Investigatory stops are the subject of much legal wrangling.  Essentially, these are situations where an officer stops you in order to investigate whether or not you committed a crime.  To stop you in this manner, the law requires officers to have “reasonable suspicion” that is well-founded that you may have committed a crime.  As you might imagine, if you are subject to an investigatory stop and subsequently charged with a crime, your criminal defense attorney will look very closely to determine if the authorities actually had reasonable suspicion before stopping you.

But what exactly are consensual encounters?

The “Consensual Encounter”

Consensual encounters are the least understood of police interactions. They involve minimal police contact, though that doesn’t mean officers might not make requests during a consensual encounter. In many cases officers initiate the casual encounter in order to obtain probable cause or reasonable suspicion of a crime. The main distinguishing factor is that in a consensual encounter with police officers a reasonable person must believe that they had the right to leave at any time and the right to refuse any questions posed by the officers. Unlike arrests or investigatory stops, authorities do not necessarily need probable cause or reasonable suspicion that crime is afoot to initiate a casual encounter.

While this sounds straightforward in theory, in reality it is sometimes difficult to distinguish between a casual encounter and an investigatory stop. After all, most people might not understand that they can leave when a police officer (or several police officers) approach them and begins asking questions, sometimes in a forceful manner.

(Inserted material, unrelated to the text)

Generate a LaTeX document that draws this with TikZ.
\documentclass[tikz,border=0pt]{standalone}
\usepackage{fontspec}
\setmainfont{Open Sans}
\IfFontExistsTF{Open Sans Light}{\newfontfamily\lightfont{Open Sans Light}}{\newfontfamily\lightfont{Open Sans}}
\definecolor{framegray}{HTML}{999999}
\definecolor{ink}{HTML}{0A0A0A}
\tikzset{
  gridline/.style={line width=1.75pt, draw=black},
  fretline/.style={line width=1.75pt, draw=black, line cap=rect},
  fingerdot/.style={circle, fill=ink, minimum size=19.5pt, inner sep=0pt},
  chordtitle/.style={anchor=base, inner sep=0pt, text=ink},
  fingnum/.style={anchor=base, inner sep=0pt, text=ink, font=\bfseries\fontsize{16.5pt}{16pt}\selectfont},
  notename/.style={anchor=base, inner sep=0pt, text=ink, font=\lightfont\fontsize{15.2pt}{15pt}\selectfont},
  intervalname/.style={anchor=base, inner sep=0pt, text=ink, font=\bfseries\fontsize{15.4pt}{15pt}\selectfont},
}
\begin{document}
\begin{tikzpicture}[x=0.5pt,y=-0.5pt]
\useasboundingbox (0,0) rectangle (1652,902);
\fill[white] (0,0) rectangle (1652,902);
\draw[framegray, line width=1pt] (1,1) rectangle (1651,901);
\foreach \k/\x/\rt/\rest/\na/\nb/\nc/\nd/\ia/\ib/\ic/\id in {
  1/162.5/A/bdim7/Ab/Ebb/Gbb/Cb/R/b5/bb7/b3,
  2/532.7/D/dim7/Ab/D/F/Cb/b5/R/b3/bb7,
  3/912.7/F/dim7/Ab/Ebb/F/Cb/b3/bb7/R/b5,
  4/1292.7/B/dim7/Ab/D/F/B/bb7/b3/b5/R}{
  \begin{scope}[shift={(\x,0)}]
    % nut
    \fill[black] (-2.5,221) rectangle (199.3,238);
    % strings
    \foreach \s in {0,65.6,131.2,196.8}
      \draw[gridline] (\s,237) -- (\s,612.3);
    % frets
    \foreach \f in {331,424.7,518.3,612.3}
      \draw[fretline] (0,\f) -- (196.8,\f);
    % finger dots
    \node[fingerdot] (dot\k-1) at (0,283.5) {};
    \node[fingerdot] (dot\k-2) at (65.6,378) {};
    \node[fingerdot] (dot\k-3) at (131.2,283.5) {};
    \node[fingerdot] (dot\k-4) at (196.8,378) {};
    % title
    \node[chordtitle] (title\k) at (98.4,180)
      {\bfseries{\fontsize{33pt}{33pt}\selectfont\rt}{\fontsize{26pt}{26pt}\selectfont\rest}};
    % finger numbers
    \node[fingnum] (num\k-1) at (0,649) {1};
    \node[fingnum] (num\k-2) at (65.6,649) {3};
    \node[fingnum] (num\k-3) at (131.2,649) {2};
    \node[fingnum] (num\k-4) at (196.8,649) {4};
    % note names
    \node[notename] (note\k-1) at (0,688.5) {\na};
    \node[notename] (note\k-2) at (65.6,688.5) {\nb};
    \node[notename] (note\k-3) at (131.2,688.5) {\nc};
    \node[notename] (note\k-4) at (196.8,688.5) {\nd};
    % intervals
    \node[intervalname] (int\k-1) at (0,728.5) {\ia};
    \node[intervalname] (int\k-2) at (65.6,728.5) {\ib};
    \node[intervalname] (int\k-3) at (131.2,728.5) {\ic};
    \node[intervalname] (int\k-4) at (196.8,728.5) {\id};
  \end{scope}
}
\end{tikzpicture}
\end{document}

The totality of the circumstances must be taken into account when analyzing the situation afterward to understand if it truly was a casual encounter or if it was an investigatory stop. This proves critical in many criminal defense cases, because officers often do not have well-founded reasonable suspicion to stop someone.  They often attempt to get away with their actions by claiming that their interaction only began as a casual encounter.

Just because an officer claims that it was a casual encounter and not an investigatory stop does not mean that it actually was. Conducting an investigatory stop without reasonable suspicion of criminal activity is illegal.  Under the law, evidence obtained from an illegal stop (like drugs found in a subsequent search) may be excluded from proceedings.  In most cases, once the evidence is thrown out, the case must be dismissed.